Конечно, сравнивать Волгина и Радзинского так же нелепо, как, согласно известной шутке, искать сходство в именовании «государь» и «милостивый государь». Печально другое. Деградация общества зеркально отражается в деградации телевидения, которое, в свою очередь, отечески опекает указанный выше процесс. Такому телевидению не нужны ни личности, ни самостоятельные политические фигуры, ни подлинные интеллигенты, какими, например, были Д. Лихачёв, Ю. Лотман, А. Панченко, Н. Эйдельман, В. Лакшин… Ныне востребованы бойкие шоумены, снижающие уровень разговора до кухни, до лакейской, до плинтуса. Если всё, к чему прикасался легендарный царь Мидас, превращалось в золото, то всё, к чему прикасаются руки наших псевдоисториков, превращается в нечто прямо противоположное. В качестве универсальной жизненной нормы нам пытаются привить методологию «Комеди клаб» – «наслаждение вкусом» (читай: безвкусицей), культ развлечения, социальная функция которого прежде всего – отвлечь. Пошлость, в том числе пошлость историческая, становится образом нашего бытия. Но у пошлого общества нет прошлого. Как, впрочем, и будущего.

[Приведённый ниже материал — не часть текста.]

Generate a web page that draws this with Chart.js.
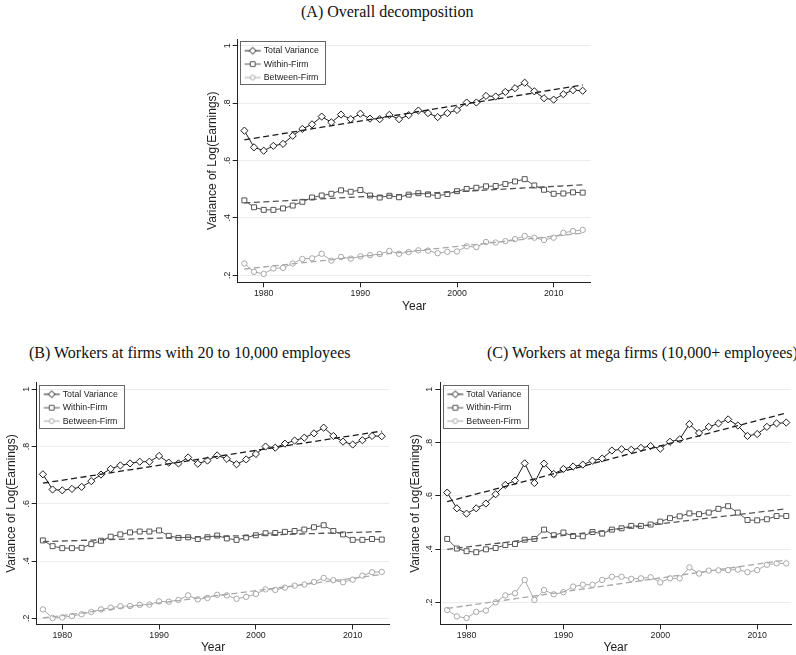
<!DOCTYPE html>
<html><head><meta charset="utf-8">
<script src="https://cdn.jsdelivr.net/npm/chart.js@4.4.1/dist/chart.umd.min.js"></script>
<style>
html,body{margin:0;padding:0;background:#fff;}
body{width:796px;height:655px;overflow:hidden;position:relative;}
.t{position:absolute;font-family:"Liberation Serif","Times New Roman",serif;font-size:16px;line-height:16px;color:#111;white-space:nowrap;}
canvas{position:absolute;}
</style></head><body>
<div class="t" style="left:301px;top:4px">(A) Overall decomposition</div>
<div class="t" style="left:29px;top:345px">(B) Workers at firms with 20 to 10,000 employees</div>
<div class="t" style="left:487px;top:345px">(C) Workers at mega firms (10,000+ employees)</div>
<canvas id="cA" width="400" height="284" style="left:200px;top:30px"></canvas>
<canvas id="cB" width="400" height="285" style="left:0px;top:370px"></canvas>
<canvas id="cC" width="396" height="285" style="left:400px;top:370px"></canvas>
<script>
const years = [1978,1979,1980,1981,1982,1983,1984,1985,1986,1987,1988,1989,1990,1991,1992,1993,1994,1995,1996,1997,1998,1999,2000,2001,2002,2003,2004,2005,2006,2007,2008,2009,2010,2011,2012,2013];
const fitYears = [1978, 2013];
const xTicks = [1980, 1990, 2000, 2010];
const yTicks = [0.2, 0.4, 0.6, 0.8, 1];
const yTickLabels = ['.2', '.4', '.6', '.8', '1'];
const seriesNames = ['Total Variance', 'Within-Firm', 'Between-Firm'];

// Panel A: overall
const aTotal   = [0.704,0.646,0.634,0.651,0.658,0.686,0.710,0.726,0.753,0.733,0.760,0.744,0.763,0.746,0.744,0.759,0.744,0.758,0.774,0.765,0.751,0.765,0.776,0.802,0.802,0.825,0.823,0.839,0.852,0.871,0.841,0.817,0.812,0.831,0.845,0.843];
const aWithin  = [0.461,0.437,0.428,0.428,0.433,0.443,0.456,0.471,0.478,0.484,0.496,0.491,0.497,0.478,0.471,0.477,0.472,0.481,0.486,0.482,0.477,0.483,0.493,0.501,0.505,0.510,0.511,0.518,0.527,0.535,0.513,0.498,0.484,0.485,0.489,0.488];
const aBetween = [0.241,0.212,0.205,0.224,0.226,0.241,0.257,0.259,0.275,0.251,0.264,0.258,0.266,0.270,0.274,0.285,0.275,0.281,0.287,0.286,0.277,0.282,0.283,0.301,0.298,0.316,0.314,0.319,0.326,0.337,0.331,0.323,0.331,0.348,0.354,0.358];
const aTotalFit = [0.672, 0.863];
const aWithinFit = [0.452, 0.515];
const aBetweenFit = [0.222, 0.347];

// Panel B: firms with 20 to 10,000 employees
const bTotal   = [0.703,0.650,0.647,0.652,0.659,0.679,0.702,0.722,0.734,0.741,0.747,0.747,0.767,0.744,0.741,0.762,0.740,0.751,0.769,0.757,0.738,0.755,0.774,0.800,0.796,0.810,0.821,0.831,0.846,0.866,0.837,0.817,0.807,0.822,0.837,0.836];
const bWithin  = [0.472,0.452,0.445,0.445,0.446,0.459,0.471,0.485,0.493,0.500,0.503,0.503,0.507,0.488,0.481,0.483,0.477,0.483,0.489,0.479,0.474,0.482,0.490,0.497,0.498,0.502,0.505,0.510,0.518,0.525,0.505,0.493,0.474,0.474,0.477,0.475];
const bBetween = [0.231,0.201,0.203,0.208,0.214,0.222,0.231,0.237,0.242,0.243,0.247,0.248,0.259,0.258,0.264,0.280,0.266,0.271,0.282,0.280,0.268,0.275,0.285,0.301,0.299,0.307,0.314,0.318,0.327,0.341,0.333,0.326,0.335,0.349,0.361,0.362];
const bTotalFit = [0.672, 0.854];
const bWithinFit = [0.468, 0.503];
const bBetweenFit = [0.201, 0.353];

// Panel C: mega firms (10,000+ employees)
const cTotal   = [0.612,0.553,0.533,0.553,0.571,0.606,0.641,0.657,0.722,0.648,0.721,0.682,0.701,0.710,0.717,0.732,0.740,0.770,0.775,0.773,0.780,0.787,0.777,0.803,0.812,0.869,0.836,0.859,0.872,0.887,0.864,0.825,0.832,0.859,0.872,0.875];
const cWithin  = [0.438,0.402,0.392,0.388,0.399,0.404,0.415,0.419,0.435,0.438,0.473,0.452,0.462,0.449,0.448,0.464,0.458,0.473,0.478,0.487,0.487,0.492,0.503,0.516,0.523,0.534,0.531,0.537,0.551,0.561,0.537,0.509,0.508,0.512,0.524,0.524];
const cBetween = [0.171,0.147,0.141,0.164,0.169,0.200,0.226,0.234,0.284,0.209,0.246,0.230,0.238,0.259,0.266,0.266,0.284,0.296,0.296,0.288,0.290,0.294,0.275,0.290,0.290,0.331,0.308,0.319,0.320,0.321,0.323,0.313,0.321,0.341,0.346,0.346];
const cTotalFit = [0.578, 0.911];
const cWithinFit = [0.399, 0.551];
const cBetweenFit = [0.177, 0.359];

const COL = ['#1c1c1c', '#555555', '#a8a8a8'];
const STYLE = ['rectRot', 'rect', 'circle'];
const RAD = [3.6, 3.5, 2.7];
const FONT = '"Liberation Sans", Arial, Helvetica, sans-serif';

function makeSymbol(i) {
  const c = document.createElement('canvas');
  c.width = 26; c.height = 10;
  const g = c.getContext('2d');
  g.strokeStyle = COL[i]; g.lineWidth = 1;
  g.beginPath(); g.moveTo(6.9, 5); g.lineTo(22.9, 5); g.stroke();
  const cx = 14.9, cy = 5;
  g.fillStyle = '#fff'; g.beginPath();
  if (i === 0) { g.moveTo(cx, cy - 3.4); g.lineTo(cx + 3.4, cy); g.lineTo(cx, cy + 3.4); g.lineTo(cx - 3.4, cy); g.closePath(); }
  else if (i === 1) { g.rect(cx - 2.4, cy - 2.4, 4.8, 4.8); }
  else { g.arc(cx, cy, 2.4, 0, Math.PI * 2); }
  g.fill(); g.stroke();
  return c;
}
const SYMBOLS = [makeSymbol(0), makeSymbol(1), makeSymbol(2)];

function series(vals, i) {
  return {
    label: seriesNames[i],
    data: years.map((y, k) => ({x: y, y: vals[k]})),
    borderColor: COL[i], borderWidth: 1, tension: 0, fill: false,
    pointStyle: STYLE[i], pointRadius: RAD[i], pointBorderWidth: 1,
    pointBackgroundColor: '#fff', pointBorderColor: COL[i], order: 1
  };
}
function fitLine(vals, i) {
  return {
    label: seriesNames[i] + ' fit',
    data: fitYears.map((y, k) => ({x: y, y: vals[k]})),
    borderColor: COL[i], borderWidth: 1.3, borderDash: [6, 3.5],
    pointRadius: 0, fill: false, order: 0
  };
}

const legendBox = {
  id: 'legendBox',
  afterDraw(chart) {
    const ctx = chart.ctx, ca = chart.chartArea;
    const t = chart.scales.y.getPixelForValue(1);
    ctx.save();
    ctx.strokeStyle = '#666'; ctx.lineWidth = 1;
    ctx.strokeRect(Math.round(ca.left + 2.5) + 0.5, Math.round(t - 4.5) + 0.5, 85, 43);
    ctx.restore();
  }
};

function makePanel(id, tot, wit, bet, totF, witF, betF, g) {
  const ctx = document.getElementById(id);
  return new Chart(ctx, {
    type: 'line',
    data: { datasets: [series(tot, 0), series(wit, 1), series(bet, 2), fitLine(totF, 0), fitLine(witF, 1), fitLine(betF, 2)] },
    options: {
      responsive: false, animation: false, devicePixelRatio: 1,
      layout: { padding: { top: g.padTop, right: g.padRight, bottom: 0, left: 0 } },
      plugins: {
        tooltip: { enabled: false },
        legend: {
          position: 'chartArea', align: 'start',
          title: { display: true, text: '', padding: 0, font: { size: g.legTop, lineHeight: 1 } },
          labels: {
            usePointStyle: true, pointStyleWidth: 17, padding: 4.6,
            font: { family: FONT, size: 8.8 }, color: '#222',
            generateLabels: (chart) => [0, 1, 2].map(i => ({
              text: seriesNames[i], pointStyle: SYMBOLS[i], fontColor: '#222',
              fillStyle: '#fff', strokeStyle: COL[i], lineWidth: 0, hidden: false, datasetIndex: i
            }))
          }
        }
      },
      scales: {
        x: {
          type: 'linear', min: g.xMin, max: g.xMax,
          afterBuildTicks: s => { s.ticks = xTicks.map(v => ({value: v})); },
          afterFit: s => { s.height = g.xHeight; },
          ticks: { callback: v => String(v), autoSkip: false, maxRotation: 0, padding: 0.7, color: '#222', font: { family: FONT, size: 8.8 } },
          grid: { drawOnChartArea: false, drawTicks: true, tickLength: 5, tickColor: '#222', tickWidth: 1 },
          border: { color: '#222', width: 1 },
          title: { display: true, text: 'Year', color: '#222', padding: 0, font: { family: FONT, size: 12 } }
        },
        y: {
          type: 'linear', min: g.yMin, max: g.yMax,
          afterBuildTicks: s => { s.ticks = yTicks.map(v => ({value: v})); },
          afterFit: s => { s.width = g.yWidth; },
          ticks: { callback: (v, i) => yTickLabels[i], autoSkip: false, minRotation: 90, maxRotation: 90, crossAlign: 'center', padding: 1.8, color: '#222', font: { family: FONT, size: 8.8 } },
          grid: { color: '#ececec', lineWidth: 1, drawTicks: true, tickLength: 5, tickColor: '#222', tickWidth: 1 },
          border: { color: '#222', width: 1 },
          title: { display: true, text: 'Variance of Log(Earnings)', color: '#222', padding: { top: g.yTitlePad, bottom: 0 }, font: { family: FONT, size: 12 } }
        }
      }
    },
    plugins: [legendBox]
  });
}

makePanel('cA', aTotal, aWithin, aBetween, aTotalFit, aWithinFit, aBetweenFit,
  { xMin: 1977.31, xMax: 2013.83, yMin: 0.1756, yMax: 1.0233, padTop: 9, padRight: 9.3, yWidth: 37.7, xHeight: 31.7, yTitlePad: 5.5, legTop: 11.7 });
makePanel('cB', bTotal, bWithin, bBetween, bTotalFit, bWithinFit, bBetweenFit,
  { xMin: 1977.36, xMax: 2013.78, yMin: 0.1783, yMax: 1.023, padTop: 12.7, padRight: 10.7, yWidth: 36.7, xHeight: 30.5, yTitlePad: 4.5, legTop: 15.3 });
makePanel('cC', cTotal, cWithin, cBetween, cTotalFit, cWithinFit, cBetweenFit,
  { xMin: 1977.29, xMax: 2013.49, yMin: 0.1174, yMax: 1.0248, padTop: 12.7, padRight: 3.3, yWidth: 40.3, xHeight: 30.7, yTitlePad: 8.1, legTop: 15.3 });
</script>
</body></html>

А есть ли будущее у телевидения, которое десятилетиями тасует одни и те же лица, давно замылившую глаз касту незаменимых? Чуть пахнуло свежим ветром на Пятом канале, и вот уже в «Суде времени» возникают всё те же Млечин и Сванидзе, люди одного карасса (об этом в прошлом номере «ЛГ» уже писал А. Кондрашов). Можно ли представить такого судью, который при оглушительных результатах национального голосования (86% за то, что Гайдар разрушитель, 14% – созидатель) высказывает своё «личное мнение», разумеется, полностью оправдывающее героя? В любом процессе с участием присяжных (а таковым в данном случае мыслится весь социум) подобный судья был бы немедленно дисквалифицирован и отстранён от работы. Я, конечно, далёк от мысли, что одна из сторон дала арбитру тайную взятку. Но, как известно, нельзя быть судьёй в собственном деле.
По замыслу создателей новой программы Радзинского «Пророк и бесы», всеми атрибутами пророка надлежит, конечно, обладать самому ведущему. Но почему так трудно отрешиться от впечатления, что в литературно-психологическом плане он примыкает, скорее, к славной когорте обличаемых им же метафизических существ? Сеанс магии заканчивается её невольным разоблачением: таковы жестокие законы телеэкрана.